Alors qu’au printemps 2022, la part combinée de l’Euro et du $ dans les transactions internationales étaient encore de 76%, contre 3% pour le Yuan chinois, l’objectif principal de l’Alliance était d’établir « un mécanisme efficace pour soutenir le commerce sino-russe, faciliter une coopération financière bilatérale globale et promouvoir l’utilisation des monnaies locales dans les règlements bilatéraux. »

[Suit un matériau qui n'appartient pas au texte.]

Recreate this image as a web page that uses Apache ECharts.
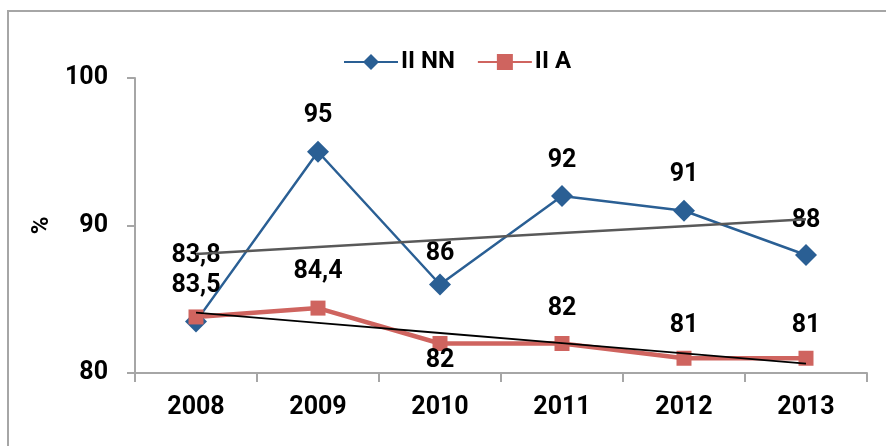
<!DOCTYPE html>
<html>
<head>
<meta charset="utf-8">
<script src="https://cdn.jsdelivr.net/npm/echarts@6/dist/echarts.min.js"></script>
<style>
  html, body { margin: 0; padding: 0; background: #fff; }
  #chart { width: 886px; height: 446px; }
</style>
</head>
<body>
<div id="chart"></div>
<script>
// Years on the category axis
const years = ['2008', '2009', '2010', '2011', '2012', '2013'];
// Percentages per group
const seriesNN = [83.5, 95, 86, 92, 91, 88];
const seriesA = [83.8, 84.4, 82, 82, 81, 81];
// Value axis ticks
const yTicks = [80, 90, 100];

// Least-squares linear trend evaluated at each category
function linearTrend(values) {
  const n = values.length;
  let sx = 0, sy = 0, sxy = 0, sxx = 0;
  values.forEach((v, i) => { const x = i + 1; sx += x; sy += v; sxy += x * v; sxx += x * x; });
  const slope = (n * sxy - sx * sy) / (n * sxx - sx * sx);
  const icpt = (sy - slope * sx) / n;
  return values.map((_, i) => icpt + slope * (i + 1));
}

const fontFamily = 'Roboto, "Liberation Sans", sans-serif';
const fmt = v => String(v).replace('.', ',');

const labelBase = {
  show: true,
  color: '#000',
  fontFamily: fontFamily,
  fontWeight: 'bold',
  fontSize: 25,
  formatter: p => fmt(p.value)
};

// label placement for the II NN points
const nnLabel = [
  { position: 'top', distance: 12 },
  { position: 'top', distance: 13 },
  { position: 'top', distance: 7 },
  { position: 'top', distance: 12 },
  { position: 'top', distance: 13 },
  { position: 'top', distance: 11 }
];
// label placement for the II A points
const aLabel = [
  { position: 'top', distance: 41 },
  { position: 'top', distance: 16 },
  { position: 'bottom', distance: -3 },
  { position: 'top', distance: 15 },
  { position: 'top', distance: 13 },
  { position: 'top', distance: 13 }
];

const chart = echarts.init(document.getElementById('chart'), null, { renderer: 'canvas' });
chart.setOption({
  animation: false,
  backgroundColor: '#fff',
  graphic: [{
    type: 'rect',
    shape: { x: 8, y: 11, width: 900, height: 500 },
    style: { fill: 'none', stroke: '#A6A6A6', lineWidth: 2 },
    silent: true,
    z: -10
  }],
  legend: {
    data: ['II NN', 'II A'],
    left: 338,
    top: 45,
    itemWidth: 54,
    itemHeight: 20,
    itemGap: 22,
    textStyle: { fontFamily: fontFamily, fontWeight: 'bold', fontSize: 24, color: '#000', padding: [0, 0, 0, -2] }
  },
  grid: { left: 135, right: 19, top: 78, bottom: 73, containLabel: false },
  xAxis: {
    type: 'category',
    data: years,
    boundaryGap: true,
    axisLine: { lineStyle: { color: '#A6A6A6', width: 2 } },
    axisTick: { show: true, length: 9, inside: false, lineStyle: { color: '#A6A6A6', width: 2 } },
    axisLabel: { color: '#000', fontFamily: fontFamily, fontWeight: 'bold', fontSize: 25, margin: 22 },
    splitLine: { show: false }
  },
  yAxis: {
    type: 'value',
    min: yTicks[0],
    max: yTicks[yTicks.length - 1],
    interval: 10,
    name: '%',
    nameLocation: 'middle',
    nameRotate: 90,
    nameGap: 80,
    nameTextStyle: { color: '#000', fontFamily: fontFamily, fontWeight: 'bold', fontSize: 24 },
    axisLine: { show: true, lineStyle: { color: '#A6A6A6', width: 2 } },
    axisTick: { show: true, length: 8, lineStyle: { color: '#A6A6A6', width: 2 } },
    axisLabel: { color: '#000', fontFamily: fontFamily, fontWeight: 'bold', fontSize: 25, margin: 27 },
    splitLine: { show: false }
  },
  series: [
    {
      name: 'II NN',
      type: 'line',
      data: seriesNN.map((v, i) => ({ value: v, label: nnLabel[i] })),
      symbol: 'diamond',
      symbolSize: 22,
      color: '#2A5F94',
      lineStyle: { color: '#2A5F94', width: 2.5 },
      itemStyle: { color: '#2A5F94' },
      label: Object.assign({}, labelBase),
      z: 3
    },
    {
      name: 'II A',
      type: 'line',
      data: seriesA.map((v, i) => ({ value: v, label: aLabel[i] })),
      symbol: 'rect',
      symbolSize: 15,
      color: '#CF645F',
      lineStyle: { color: '#CF645F', width: 4.5 },
      itemStyle: { color: '#CF645F' },
      label: Object.assign({}, labelBase),
      z: 3
    },
    {
      name: 'trend NN',
      type: 'line',
      data: linearTrend(seriesNN),
      symbol: 'none',
      silent: true,
      lineStyle: { color: '#595959', width: 2.5 },
      z: 4
    },
    {
      name: 'trend A',
      type: 'line',
      data: linearTrend(seriesA),
      symbol: 'none',
      silent: true,
      lineStyle: { color: '#000', width: 1.8 },
      z: 4
    }
  ]
});
</script>
</body>
</html>
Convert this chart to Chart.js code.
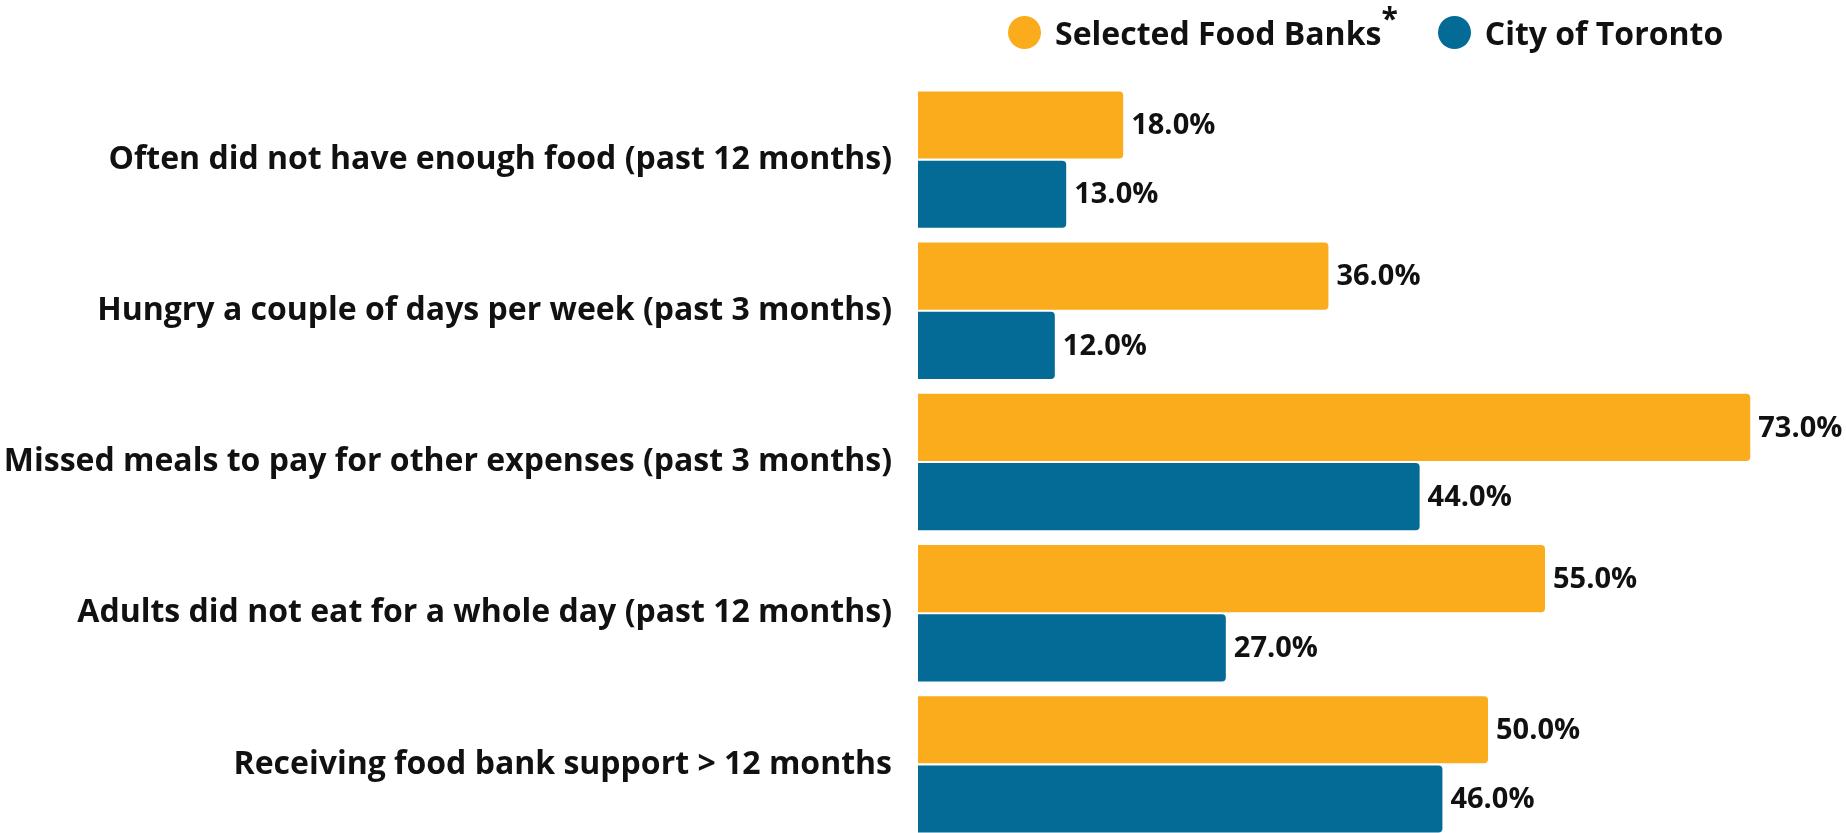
<!DOCTYPE html>
<html>
<head>
<meta charset="utf-8">
<script src="https://cdn.jsdelivr.net/npm/chart.js@4"></script>
<style>
  html, body { margin: 0; padding: 0; background: #fff; overflow: hidden; }
  #wrap { position: relative; width: 1846px; height: 845px; }
  #legend { position: absolute; top: 11px; left: 1008px; display: flex; align-items: center;
            font-family: 'Open Sans', sans-serif; font-weight: 700; font-size: 32px; color: #111; }
  #legend .item { display: flex; align-items: center; margin-right: 40px; }
  #legend .dot { width: 33px; height: 33px; border-radius: 50%; margin-right: 14px; }
  #legend sup { font-size: 30px; line-height: 0; position: relative; top: -4px; }
</style>
</head>
<body>
<div id="wrap">
  <div id="legend"></div>
  <canvas id="chart" width="1846" height="845"></canvas>
</div>
<script>
const categories = [
  'Often did not have enough food (past 12 months)',
  'Hungry a couple of days per week (past 3 months)',
  'Missed meals to pay for other expenses (past 3 months)',
  'Adults did not eat for a whole day (past 12 months)',
  'Receiving food bank support > 12 months'
];
const seriesNames = ['Selected Food Banks', 'City of Toronto'];
const foodBankValues = [18, 36, 73, 55, 50];
const torontoValues = [13, 12, 44, 27, 46];
const seriesColors = ['#FBAC1C', '#036B95'];

// value labels to the right of each bar
const valueLabels = {
    id: 'valueLabels',
    afterDatasetsDraw(chart) {
        const ctx = chart.ctx;
        ctx.save();
        ctx.font = '700 29px "Open Sans"';
        ctx.fillStyle = '#111';
        ctx.textAlign = 'left';
        ctx.textBaseline = 'middle';
        chart.data.datasets.forEach((ds, i) => {
            chart.getDatasetMeta(i).data.forEach((bar, j) => {
                ctx.fillText(ds.data[j].toFixed(1) + '%', bar.x + 8, bar.y + 1);
            });
        });
        ctx.restore();
    }
};

const chart = new Chart(document.getElementById('chart'), {
    type: 'bar',
    data: {
        labels: categories,
        datasets: [
            { label: seriesNames[0], data: foodBankValues, backgroundColor: seriesColors[0] },
            { label: seriesNames[1], data: torontoValues, backgroundColor: seriesColors[1] }
        ]
    },
    options: {
        indexAxis: 'y',
        responsive: false,
        animation: false,
        categoryPercentage: 0.916,
        barPercentage: 0.97,
        borderRadius: { topRight: 4, bottomRight: 4 },
        borderSkipped: 'start',
        layout: { padding: { top: 84, right: 0, bottom: 5, left: 0 } },
        plugins: {
            legend: { display: false },
            tooltip: { enabled: false }
        },
        scales: {
            x: { display: false, min: 0, max: 81.4 },
            y: {
                grid: { display: false, drawTicks: false },
                border: { display: false },
                ticks: {
                    padding: 26,
                    color: '#111',
                    font: { family: 'Open Sans', size: 32, weight: '700' }
                },
                afterFit(scale) {
                    scale.width = 918;
                    scale.paddingTop = 0;
                    scale.paddingBottom = 0;
                }
            }
        }
    },
    plugins: [valueLabels]
});

// html legend
const legendEl = document.getElementById('legend');
chart.data.datasets.forEach((ds, i) => {
    const item = document.createElement('div');
    item.className = 'item';
    item.innerHTML = `<span class="dot" style="background:${ds.backgroundColor}"></span>` +
        `<span>${ds.label}${i === 0 ? '<sup>*</sup>' : ''}</span>`;
    legendEl.appendChild(item);
});
</script>
</body>
</html>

Le concept, symboliquement relié à celui des « Nouvelles routes de la soie », avait été désigné par Sun Yao, Vice-gouverneur du Heilongjiang, comme « une plateforme importante pour promouvoir le « développement du corridor économique Chine - Mongolie - Russie ».

L’Alliance financière sino-russe rappelle qu’en 2013, la Banque Centrale européenne et la Banque de Chine avaient déjà établi conjointement un mécanisme monétaire « Swap » qui fixait pour une durée de trois années renouvelables – le dernier renouvellement a eu lieu en octobre 2022 jusqu’en 2025 – un mécanisme d’échange de devises plafonné à 350 Mds de Yuan (45 Mds d’€).

Du point de vue de la Banque Centrale européenne, l’arrangement sert de mécanisme de soutien pour faire face à d’éventuelles « pénuries soudaines et temporaires » de liquidités en Renminbi dans les banques chinoises de la zone euro, à la suite de perturbations sur le marché du Yuan. Les accords d’apport de liquidités contribuent à la stabilité financière mondiale. L’arrangement avec la PBC est cohérent avec les volumes importants d’échanges et d’investissements bilatéraux entre la zone euro et la Chine. Fin 2021 le volume global d’échanges UE – Chine était de 695 Mds d’€ (source Eurostat) avec un surplus global à l’avantage de la Chine de 248,9 Mds de €.

En arrière-plan reste la contradiction chinoise que le statut de monnaie réserve globale visé par Pékin restera hors de portée tant que le Yuan ne sera pas librement convertible, un pas que, pour l’instant, aujourd’hui moins que jamais, le Parti communiste chinois se refuse à franchir.